TASK BRIEF. Reproduce exactly the lines starting at the line that contains "Reproduce this diagram with TikZ." and ending at the line that contains "width=49, minimum height=47]". Omit pictures.

RECORD EXCERPTS.
Start
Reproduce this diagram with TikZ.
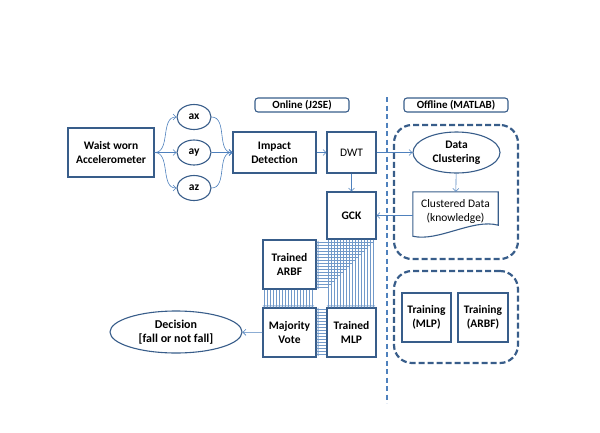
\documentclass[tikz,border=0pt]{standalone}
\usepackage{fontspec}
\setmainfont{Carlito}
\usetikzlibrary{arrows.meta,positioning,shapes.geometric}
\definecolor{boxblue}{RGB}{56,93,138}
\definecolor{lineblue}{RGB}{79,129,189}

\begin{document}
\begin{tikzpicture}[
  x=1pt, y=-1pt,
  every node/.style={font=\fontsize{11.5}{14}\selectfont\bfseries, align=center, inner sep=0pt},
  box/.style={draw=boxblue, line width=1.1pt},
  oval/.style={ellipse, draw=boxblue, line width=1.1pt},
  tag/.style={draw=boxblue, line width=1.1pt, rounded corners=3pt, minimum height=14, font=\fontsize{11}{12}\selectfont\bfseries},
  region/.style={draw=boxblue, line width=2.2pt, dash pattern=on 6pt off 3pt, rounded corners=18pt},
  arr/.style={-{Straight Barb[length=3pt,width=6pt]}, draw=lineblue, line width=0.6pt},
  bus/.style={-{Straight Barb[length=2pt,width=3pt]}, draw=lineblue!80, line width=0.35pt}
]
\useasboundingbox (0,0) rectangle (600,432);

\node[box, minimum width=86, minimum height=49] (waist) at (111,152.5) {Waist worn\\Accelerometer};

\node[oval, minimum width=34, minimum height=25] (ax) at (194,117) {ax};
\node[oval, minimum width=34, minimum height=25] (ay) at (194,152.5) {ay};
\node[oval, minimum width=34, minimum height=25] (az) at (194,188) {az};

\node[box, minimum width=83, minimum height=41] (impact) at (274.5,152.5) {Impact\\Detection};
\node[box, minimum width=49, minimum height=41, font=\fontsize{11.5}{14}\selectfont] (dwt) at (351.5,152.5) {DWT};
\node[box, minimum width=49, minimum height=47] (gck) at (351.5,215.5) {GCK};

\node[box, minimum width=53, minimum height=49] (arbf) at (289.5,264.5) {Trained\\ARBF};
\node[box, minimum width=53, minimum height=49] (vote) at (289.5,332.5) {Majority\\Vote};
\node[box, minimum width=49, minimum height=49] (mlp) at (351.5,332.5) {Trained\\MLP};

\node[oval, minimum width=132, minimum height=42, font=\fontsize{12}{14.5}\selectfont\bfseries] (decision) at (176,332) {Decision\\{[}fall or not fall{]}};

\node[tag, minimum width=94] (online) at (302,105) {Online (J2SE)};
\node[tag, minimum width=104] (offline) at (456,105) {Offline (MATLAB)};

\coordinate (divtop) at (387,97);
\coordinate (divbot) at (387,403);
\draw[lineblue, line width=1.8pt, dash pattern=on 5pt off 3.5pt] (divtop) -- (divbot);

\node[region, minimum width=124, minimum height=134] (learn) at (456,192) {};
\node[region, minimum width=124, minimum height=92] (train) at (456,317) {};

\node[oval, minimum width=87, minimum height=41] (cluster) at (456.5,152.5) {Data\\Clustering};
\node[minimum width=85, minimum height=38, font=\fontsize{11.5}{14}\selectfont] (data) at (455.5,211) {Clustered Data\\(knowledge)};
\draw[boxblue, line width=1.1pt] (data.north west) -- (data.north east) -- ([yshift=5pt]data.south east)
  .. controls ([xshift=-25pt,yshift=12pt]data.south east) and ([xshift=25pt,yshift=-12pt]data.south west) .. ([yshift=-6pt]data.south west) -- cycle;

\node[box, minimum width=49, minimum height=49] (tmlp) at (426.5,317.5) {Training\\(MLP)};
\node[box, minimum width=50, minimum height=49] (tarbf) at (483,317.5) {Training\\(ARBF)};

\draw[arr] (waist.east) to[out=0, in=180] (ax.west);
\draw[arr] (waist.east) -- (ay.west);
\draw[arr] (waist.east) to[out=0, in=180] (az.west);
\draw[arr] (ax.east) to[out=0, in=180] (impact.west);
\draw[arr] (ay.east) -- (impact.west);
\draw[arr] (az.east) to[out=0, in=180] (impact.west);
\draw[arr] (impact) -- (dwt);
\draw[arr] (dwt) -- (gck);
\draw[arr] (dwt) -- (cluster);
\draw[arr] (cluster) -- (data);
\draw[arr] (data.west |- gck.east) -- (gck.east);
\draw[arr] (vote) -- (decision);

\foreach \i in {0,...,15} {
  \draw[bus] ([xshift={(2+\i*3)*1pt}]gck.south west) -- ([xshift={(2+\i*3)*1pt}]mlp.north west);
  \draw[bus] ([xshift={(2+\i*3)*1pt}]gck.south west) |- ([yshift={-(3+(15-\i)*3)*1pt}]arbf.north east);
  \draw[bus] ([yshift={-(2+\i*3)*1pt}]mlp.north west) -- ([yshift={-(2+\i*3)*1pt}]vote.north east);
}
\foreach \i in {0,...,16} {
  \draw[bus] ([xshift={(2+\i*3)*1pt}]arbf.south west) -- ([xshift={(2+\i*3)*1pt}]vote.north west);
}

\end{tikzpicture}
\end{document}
End
Start
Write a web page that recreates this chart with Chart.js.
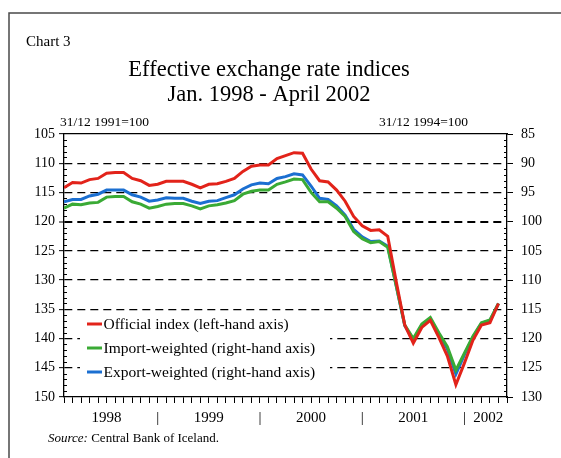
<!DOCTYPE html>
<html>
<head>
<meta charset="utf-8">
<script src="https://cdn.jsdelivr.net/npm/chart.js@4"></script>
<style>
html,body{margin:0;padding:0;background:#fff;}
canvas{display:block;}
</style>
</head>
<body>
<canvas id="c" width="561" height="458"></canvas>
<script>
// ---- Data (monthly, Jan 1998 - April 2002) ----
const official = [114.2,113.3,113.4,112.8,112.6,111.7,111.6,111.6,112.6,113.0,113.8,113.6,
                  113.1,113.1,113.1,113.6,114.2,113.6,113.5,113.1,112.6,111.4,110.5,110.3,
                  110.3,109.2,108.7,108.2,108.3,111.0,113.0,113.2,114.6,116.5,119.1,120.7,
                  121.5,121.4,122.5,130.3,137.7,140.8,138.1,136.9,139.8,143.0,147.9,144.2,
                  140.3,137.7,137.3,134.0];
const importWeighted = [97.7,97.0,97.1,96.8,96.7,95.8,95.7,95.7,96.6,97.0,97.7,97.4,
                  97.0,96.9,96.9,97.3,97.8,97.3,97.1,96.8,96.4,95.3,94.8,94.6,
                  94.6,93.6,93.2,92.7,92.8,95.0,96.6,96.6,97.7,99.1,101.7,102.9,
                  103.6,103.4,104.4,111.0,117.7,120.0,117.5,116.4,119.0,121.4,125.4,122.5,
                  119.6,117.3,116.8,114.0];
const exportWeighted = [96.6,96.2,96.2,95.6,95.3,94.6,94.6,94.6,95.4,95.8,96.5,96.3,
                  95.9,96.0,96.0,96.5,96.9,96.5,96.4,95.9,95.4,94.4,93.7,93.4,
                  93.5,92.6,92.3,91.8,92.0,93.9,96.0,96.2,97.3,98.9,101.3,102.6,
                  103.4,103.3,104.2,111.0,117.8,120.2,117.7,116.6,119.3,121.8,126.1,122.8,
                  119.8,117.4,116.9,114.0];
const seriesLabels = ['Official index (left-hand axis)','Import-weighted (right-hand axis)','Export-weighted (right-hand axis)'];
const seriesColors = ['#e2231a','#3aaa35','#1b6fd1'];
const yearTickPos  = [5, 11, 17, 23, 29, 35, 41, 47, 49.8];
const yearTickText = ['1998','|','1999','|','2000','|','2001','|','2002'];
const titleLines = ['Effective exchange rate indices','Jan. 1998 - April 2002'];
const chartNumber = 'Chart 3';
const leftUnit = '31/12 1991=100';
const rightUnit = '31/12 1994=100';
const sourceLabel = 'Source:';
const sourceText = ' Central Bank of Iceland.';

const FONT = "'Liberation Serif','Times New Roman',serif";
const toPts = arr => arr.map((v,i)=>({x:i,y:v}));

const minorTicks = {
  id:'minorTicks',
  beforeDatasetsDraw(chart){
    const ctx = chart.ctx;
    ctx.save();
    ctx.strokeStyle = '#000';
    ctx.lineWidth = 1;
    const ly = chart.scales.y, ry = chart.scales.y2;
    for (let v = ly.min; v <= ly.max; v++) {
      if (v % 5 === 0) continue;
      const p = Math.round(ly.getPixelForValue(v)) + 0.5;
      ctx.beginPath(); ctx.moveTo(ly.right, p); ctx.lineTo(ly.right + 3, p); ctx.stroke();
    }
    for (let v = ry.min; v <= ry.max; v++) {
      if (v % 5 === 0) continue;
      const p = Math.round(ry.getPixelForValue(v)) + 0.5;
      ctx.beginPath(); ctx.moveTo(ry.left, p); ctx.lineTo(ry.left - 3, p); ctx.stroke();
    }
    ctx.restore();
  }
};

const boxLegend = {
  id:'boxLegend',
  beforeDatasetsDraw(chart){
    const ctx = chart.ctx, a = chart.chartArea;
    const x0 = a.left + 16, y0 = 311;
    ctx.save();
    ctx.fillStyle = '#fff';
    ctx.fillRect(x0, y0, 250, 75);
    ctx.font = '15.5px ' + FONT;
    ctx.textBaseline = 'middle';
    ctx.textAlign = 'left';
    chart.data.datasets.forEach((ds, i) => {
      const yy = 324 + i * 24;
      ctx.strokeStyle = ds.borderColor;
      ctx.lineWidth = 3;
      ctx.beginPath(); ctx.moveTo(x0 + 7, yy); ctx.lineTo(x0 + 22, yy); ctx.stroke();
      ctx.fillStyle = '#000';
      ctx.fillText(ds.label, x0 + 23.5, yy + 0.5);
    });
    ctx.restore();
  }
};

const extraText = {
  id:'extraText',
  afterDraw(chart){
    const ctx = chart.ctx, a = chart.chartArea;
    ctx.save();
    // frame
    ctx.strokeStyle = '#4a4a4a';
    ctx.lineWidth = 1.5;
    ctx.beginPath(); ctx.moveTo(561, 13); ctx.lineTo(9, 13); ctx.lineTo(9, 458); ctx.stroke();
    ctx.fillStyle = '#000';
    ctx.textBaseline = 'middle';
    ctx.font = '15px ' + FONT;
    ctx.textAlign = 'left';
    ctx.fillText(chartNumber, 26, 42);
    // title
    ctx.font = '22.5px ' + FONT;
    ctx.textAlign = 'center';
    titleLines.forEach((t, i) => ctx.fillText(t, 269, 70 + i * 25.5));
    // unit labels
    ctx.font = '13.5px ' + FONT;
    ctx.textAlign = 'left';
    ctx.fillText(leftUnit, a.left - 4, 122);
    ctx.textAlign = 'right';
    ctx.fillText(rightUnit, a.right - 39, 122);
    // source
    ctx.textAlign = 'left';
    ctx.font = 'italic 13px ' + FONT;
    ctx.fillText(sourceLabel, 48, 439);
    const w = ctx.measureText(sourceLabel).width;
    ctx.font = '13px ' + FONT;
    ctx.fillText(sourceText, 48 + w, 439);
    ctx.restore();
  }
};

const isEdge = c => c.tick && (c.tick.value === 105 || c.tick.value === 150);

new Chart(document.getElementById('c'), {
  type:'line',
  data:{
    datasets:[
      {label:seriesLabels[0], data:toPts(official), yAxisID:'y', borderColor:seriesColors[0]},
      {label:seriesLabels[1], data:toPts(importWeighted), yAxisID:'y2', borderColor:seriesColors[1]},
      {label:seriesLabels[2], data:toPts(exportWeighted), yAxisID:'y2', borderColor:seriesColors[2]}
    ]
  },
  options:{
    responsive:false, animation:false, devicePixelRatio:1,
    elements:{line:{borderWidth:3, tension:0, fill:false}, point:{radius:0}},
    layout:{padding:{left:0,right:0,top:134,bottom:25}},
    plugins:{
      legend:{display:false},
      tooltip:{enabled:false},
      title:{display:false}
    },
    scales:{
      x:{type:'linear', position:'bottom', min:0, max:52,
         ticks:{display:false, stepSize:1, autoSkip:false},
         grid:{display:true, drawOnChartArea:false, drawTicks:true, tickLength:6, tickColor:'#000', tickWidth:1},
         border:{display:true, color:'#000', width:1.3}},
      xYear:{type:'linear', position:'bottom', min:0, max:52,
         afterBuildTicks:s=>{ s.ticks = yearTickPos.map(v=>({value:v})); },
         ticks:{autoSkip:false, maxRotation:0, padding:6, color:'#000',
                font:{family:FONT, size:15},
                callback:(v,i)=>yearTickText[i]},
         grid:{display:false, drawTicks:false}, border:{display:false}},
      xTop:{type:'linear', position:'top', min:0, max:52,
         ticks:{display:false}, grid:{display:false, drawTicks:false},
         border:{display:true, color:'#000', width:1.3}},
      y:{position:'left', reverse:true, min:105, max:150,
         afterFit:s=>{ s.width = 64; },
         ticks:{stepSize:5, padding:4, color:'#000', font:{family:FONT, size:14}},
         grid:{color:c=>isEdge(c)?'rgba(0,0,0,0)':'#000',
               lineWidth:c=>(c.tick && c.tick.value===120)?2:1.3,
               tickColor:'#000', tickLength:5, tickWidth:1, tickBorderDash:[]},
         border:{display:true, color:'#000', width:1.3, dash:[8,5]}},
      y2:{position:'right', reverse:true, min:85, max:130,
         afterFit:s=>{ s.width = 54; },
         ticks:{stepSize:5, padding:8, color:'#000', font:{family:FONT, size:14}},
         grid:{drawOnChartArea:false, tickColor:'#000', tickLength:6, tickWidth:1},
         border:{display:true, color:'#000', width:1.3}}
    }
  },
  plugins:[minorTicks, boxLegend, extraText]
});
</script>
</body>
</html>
End
Start
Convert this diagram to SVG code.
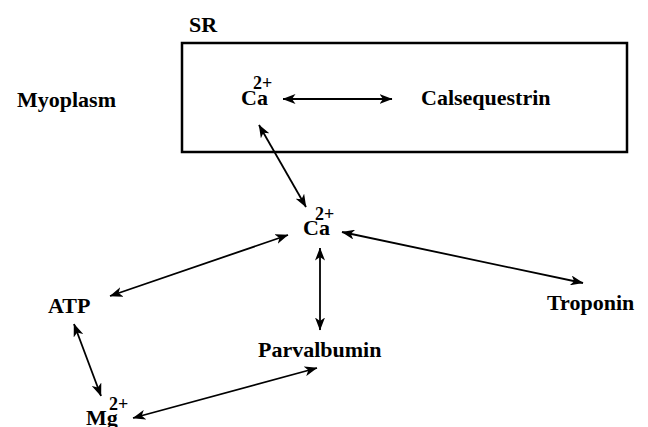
End
THE SOLUTION.
Reproduce this diagram with TikZ.
\documentclass[tikz,border=0pt]{standalone}
\usepackage{fontspec}
\setmainfont{Carlito}
\usetikzlibrary{arrows.meta,positioning,shapes.geometric}
\definecolor{boxblue}{RGB}{56,93,138}
\definecolor{lineblue}{RGB}{79,129,189}

\begin{document}
\begin{tikzpicture}[
  x=1pt, y=-1pt,
  every node/.style={font=\fontsize{11.5}{14}\selectfont\bfseries, align=center, inner sep=0pt},
  box/.style={draw=boxblue, line width=1.1pt},
  oval/.style={ellipse, draw=boxblue, line width=1.1pt},
  tag/.style={draw=boxblue, line width=1.1pt, rounded corners=3pt, minimum height=14, font=\fontsize{11}{12}\selectfont\bfseries},
  region/.style={draw=boxblue, line width=2.2pt, dash pattern=on 6pt off 3pt, rounded corners=18pt},
  arr/.style={-{Straight Barb[length=3pt,width=6pt]}, draw=lineblue, line width=0.6pt},
  bus/.style={-{Straight Barb[length=2pt,width=3pt]}, draw=lineblue!80, line width=0.35pt}
]
\useasboundingbox (0,0) rectangle (600,432);

\node[box, minimum width=86, minimum height=49] (waist) at (111,152.5) {Waist worn\\Accelerometer};

\node[oval, minimum width=34, minimum height=25] (ax) at (194,117) {ax};
\node[oval, minimum width=34, minimum height=25] (ay) at (194,152.5) {ay};
\node[oval, minimum width=34, minimum height=25] (az) at (194,188) {az};

\node[box, minimum width=83, minimum height=41] (impact) at (274.5,152.5) {Impact\\Detection};
\node[box, minimum width=49, minimum height=41, font=\fontsize{11.5}{14}\selectfont] (dwt) at (351.5,152.5) {DWT};
\node[box, minimum width=49, minimum height=47] (gck) at (351.5,215.5) {GCK};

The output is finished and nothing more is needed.